### Stated task
From the listing below, copy only the lines from the line that contains "Give me the Chart.js source for this chart." to the line that contains "const yTicksA = [0, 1, 2, 3, 4, 5, 6];", counting those two lines as part of the copy.
### Dataset extract
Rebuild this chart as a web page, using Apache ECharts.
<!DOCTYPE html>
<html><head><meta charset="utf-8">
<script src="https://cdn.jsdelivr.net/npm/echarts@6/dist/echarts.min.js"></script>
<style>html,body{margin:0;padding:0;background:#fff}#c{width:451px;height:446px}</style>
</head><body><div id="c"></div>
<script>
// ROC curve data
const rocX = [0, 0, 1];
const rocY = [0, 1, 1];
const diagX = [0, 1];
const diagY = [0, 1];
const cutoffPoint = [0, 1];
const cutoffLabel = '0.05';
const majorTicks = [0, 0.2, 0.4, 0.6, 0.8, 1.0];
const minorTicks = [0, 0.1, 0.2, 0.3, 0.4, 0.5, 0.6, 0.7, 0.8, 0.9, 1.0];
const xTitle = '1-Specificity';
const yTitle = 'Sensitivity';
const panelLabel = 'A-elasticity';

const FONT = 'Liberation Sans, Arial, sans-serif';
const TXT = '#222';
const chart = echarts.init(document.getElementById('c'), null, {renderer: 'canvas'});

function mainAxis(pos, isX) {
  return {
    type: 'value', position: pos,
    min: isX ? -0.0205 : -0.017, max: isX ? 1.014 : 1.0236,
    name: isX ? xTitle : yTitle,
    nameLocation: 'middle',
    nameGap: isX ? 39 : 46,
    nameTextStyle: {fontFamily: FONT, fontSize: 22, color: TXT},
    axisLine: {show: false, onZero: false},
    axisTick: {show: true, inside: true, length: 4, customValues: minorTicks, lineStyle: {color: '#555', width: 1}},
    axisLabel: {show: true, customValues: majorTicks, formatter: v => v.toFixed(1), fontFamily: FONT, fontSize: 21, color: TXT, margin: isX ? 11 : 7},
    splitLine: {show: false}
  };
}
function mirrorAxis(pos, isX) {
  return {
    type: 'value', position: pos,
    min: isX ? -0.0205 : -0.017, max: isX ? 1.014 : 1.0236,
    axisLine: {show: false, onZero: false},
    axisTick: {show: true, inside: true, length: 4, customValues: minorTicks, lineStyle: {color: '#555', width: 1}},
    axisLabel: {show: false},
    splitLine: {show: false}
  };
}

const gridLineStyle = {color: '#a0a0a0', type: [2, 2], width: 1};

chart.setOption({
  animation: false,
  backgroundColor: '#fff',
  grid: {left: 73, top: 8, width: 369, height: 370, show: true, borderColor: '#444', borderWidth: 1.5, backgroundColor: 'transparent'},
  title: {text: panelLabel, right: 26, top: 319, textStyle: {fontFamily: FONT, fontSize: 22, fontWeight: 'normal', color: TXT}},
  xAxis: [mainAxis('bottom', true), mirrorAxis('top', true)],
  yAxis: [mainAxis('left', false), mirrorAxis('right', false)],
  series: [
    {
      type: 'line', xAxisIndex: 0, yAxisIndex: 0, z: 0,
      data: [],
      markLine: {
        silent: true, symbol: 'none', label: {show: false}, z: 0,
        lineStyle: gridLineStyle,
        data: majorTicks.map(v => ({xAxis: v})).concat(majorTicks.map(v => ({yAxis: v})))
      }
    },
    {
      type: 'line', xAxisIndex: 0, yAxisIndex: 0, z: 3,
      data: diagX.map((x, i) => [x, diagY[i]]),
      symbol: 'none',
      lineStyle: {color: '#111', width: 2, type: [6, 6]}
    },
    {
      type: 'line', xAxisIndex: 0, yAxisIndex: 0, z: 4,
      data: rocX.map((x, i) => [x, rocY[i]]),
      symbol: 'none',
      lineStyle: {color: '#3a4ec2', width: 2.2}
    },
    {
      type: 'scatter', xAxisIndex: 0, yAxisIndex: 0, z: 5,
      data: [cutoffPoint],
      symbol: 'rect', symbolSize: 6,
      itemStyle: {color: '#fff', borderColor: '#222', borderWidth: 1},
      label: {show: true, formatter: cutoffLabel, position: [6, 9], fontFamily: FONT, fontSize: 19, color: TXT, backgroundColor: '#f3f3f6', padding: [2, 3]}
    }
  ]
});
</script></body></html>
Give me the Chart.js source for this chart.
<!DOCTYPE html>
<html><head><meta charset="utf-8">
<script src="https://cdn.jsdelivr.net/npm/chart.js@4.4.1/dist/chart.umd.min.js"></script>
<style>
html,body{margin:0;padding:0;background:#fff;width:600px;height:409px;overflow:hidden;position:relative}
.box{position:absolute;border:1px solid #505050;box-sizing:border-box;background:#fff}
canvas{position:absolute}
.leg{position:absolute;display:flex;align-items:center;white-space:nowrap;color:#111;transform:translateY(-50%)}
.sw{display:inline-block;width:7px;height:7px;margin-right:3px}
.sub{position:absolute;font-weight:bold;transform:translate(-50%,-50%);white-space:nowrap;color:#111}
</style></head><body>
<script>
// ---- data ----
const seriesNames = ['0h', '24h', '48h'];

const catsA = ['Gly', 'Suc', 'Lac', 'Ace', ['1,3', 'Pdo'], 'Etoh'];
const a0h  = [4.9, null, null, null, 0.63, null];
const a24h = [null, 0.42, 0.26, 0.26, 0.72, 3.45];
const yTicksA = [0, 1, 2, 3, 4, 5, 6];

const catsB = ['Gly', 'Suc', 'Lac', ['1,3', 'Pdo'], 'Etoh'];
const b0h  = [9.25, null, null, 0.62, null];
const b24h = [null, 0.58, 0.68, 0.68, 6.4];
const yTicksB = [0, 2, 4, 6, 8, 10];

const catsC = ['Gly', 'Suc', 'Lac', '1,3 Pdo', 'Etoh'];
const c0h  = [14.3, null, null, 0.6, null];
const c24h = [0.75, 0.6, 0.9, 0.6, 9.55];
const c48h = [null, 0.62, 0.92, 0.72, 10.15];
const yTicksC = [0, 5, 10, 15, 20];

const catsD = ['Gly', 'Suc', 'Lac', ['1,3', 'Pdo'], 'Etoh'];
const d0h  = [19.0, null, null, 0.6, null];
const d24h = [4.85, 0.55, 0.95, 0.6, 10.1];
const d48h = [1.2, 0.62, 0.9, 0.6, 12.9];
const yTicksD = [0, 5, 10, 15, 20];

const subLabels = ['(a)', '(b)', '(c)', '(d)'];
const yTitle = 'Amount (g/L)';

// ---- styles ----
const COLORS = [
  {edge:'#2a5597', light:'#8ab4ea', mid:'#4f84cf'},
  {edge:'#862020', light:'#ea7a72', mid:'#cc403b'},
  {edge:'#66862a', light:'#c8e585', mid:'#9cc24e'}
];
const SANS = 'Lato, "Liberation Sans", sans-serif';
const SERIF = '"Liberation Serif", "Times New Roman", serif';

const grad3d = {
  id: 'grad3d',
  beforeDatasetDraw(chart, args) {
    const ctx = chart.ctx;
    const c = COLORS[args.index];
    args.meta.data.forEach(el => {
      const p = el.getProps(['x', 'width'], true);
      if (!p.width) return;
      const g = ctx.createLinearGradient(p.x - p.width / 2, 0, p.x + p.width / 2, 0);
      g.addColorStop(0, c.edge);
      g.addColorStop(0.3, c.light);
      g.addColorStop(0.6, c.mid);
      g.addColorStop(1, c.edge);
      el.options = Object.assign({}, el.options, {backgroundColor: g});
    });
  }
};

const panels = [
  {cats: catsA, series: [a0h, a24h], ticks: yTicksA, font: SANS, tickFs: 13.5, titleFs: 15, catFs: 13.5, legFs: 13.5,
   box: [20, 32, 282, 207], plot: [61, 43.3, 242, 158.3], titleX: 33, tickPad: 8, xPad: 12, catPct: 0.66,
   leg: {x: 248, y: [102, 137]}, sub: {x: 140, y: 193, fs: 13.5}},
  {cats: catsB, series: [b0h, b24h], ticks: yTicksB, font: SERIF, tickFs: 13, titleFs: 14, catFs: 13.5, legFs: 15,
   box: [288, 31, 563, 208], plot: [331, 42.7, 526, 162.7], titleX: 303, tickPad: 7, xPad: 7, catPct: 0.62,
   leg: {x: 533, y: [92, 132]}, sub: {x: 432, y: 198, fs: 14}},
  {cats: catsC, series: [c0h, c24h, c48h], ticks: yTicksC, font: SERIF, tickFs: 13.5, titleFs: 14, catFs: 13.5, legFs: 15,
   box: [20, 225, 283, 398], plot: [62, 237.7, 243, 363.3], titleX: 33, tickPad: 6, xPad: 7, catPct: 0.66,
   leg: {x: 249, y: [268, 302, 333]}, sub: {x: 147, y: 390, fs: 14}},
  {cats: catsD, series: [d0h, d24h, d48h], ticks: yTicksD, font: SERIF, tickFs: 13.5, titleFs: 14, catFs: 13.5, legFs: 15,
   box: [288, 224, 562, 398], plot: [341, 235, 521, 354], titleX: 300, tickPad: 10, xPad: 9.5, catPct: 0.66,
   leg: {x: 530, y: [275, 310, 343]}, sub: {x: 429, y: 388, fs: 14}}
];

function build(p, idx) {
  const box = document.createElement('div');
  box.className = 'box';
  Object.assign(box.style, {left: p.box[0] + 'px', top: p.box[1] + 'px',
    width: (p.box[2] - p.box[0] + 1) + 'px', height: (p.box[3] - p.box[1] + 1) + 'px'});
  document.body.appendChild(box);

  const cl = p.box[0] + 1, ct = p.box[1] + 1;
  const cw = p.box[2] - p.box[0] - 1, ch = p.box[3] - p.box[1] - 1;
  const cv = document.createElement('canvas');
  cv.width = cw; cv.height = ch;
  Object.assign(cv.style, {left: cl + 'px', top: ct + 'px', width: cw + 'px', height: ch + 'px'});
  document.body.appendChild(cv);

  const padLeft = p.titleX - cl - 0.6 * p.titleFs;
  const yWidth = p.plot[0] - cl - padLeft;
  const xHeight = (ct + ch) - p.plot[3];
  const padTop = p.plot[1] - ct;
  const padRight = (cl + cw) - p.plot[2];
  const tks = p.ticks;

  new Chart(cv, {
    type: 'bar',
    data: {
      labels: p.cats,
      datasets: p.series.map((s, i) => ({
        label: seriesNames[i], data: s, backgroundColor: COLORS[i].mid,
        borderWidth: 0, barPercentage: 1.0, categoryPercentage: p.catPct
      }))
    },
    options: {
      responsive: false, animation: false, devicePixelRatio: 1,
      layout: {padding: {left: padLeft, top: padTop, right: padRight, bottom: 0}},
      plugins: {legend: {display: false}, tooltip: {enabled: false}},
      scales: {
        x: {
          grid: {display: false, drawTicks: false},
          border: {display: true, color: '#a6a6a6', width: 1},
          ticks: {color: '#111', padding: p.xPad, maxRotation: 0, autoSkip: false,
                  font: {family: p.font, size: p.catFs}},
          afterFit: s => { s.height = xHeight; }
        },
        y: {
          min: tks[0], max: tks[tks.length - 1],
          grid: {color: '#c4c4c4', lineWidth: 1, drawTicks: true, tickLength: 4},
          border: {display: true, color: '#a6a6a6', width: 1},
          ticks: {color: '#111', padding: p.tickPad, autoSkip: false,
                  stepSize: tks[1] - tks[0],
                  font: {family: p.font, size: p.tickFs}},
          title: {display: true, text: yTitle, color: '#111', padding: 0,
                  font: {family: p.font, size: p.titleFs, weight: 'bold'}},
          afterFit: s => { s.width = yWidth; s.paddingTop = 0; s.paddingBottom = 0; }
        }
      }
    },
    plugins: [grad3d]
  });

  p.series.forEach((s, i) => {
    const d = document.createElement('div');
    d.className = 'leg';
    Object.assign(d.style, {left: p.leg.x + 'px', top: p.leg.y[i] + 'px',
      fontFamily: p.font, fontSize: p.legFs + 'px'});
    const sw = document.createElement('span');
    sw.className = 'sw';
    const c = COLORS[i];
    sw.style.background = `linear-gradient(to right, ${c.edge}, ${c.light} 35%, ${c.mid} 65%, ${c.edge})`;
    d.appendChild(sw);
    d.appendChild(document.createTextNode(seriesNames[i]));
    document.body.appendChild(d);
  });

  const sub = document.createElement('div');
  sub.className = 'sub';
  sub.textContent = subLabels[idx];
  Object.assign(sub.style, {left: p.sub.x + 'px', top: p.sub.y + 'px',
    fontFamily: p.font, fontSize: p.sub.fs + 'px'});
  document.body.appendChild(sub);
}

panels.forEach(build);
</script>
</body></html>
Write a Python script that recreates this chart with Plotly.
######
### Result below
Give me the Chart.js source for this chart.
<!DOCTYPE html>
<html><head><meta charset="utf-8">
<script src="https://cdn.jsdelivr.net/npm/chart.js@4.4.1/dist/chart.umd.min.js"></script>
<style>
html,body{margin:0;padding:0;background:#fff;width:600px;height:409px;overflow:hidden;position:relative}
.box{position:absolute;border:1px solid #505050;box-sizing:border-box;background:#fff}
canvas{position:absolute}
.leg{position:absolute;display:flex;align-items:center;white-space:nowrap;color:#111;transform:translateY(-50%)}
.sw{display:inline-block;width:7px;height:7px;margin-right:3px}
.sub{position:absolute;font-weight:bold;transform:translate(-50%,-50%);white-space:nowrap;color:#111}
</style></head><body>
<script>
// ---- data ----
const seriesNames = ['0h', '24h', '48h'];

const catsA = ['Gly', 'Suc', 'Lac', 'Ace', ['1,3', 'Pdo'], 'Etoh'];
const a0h  = [4.9, null, null, null, 0.63, null];
const a24h = [null, 0.42, 0.26, 0.26, 0.72, 3.45];
const yTicksA = [0, 1, 2, 3, 4, 5, 6];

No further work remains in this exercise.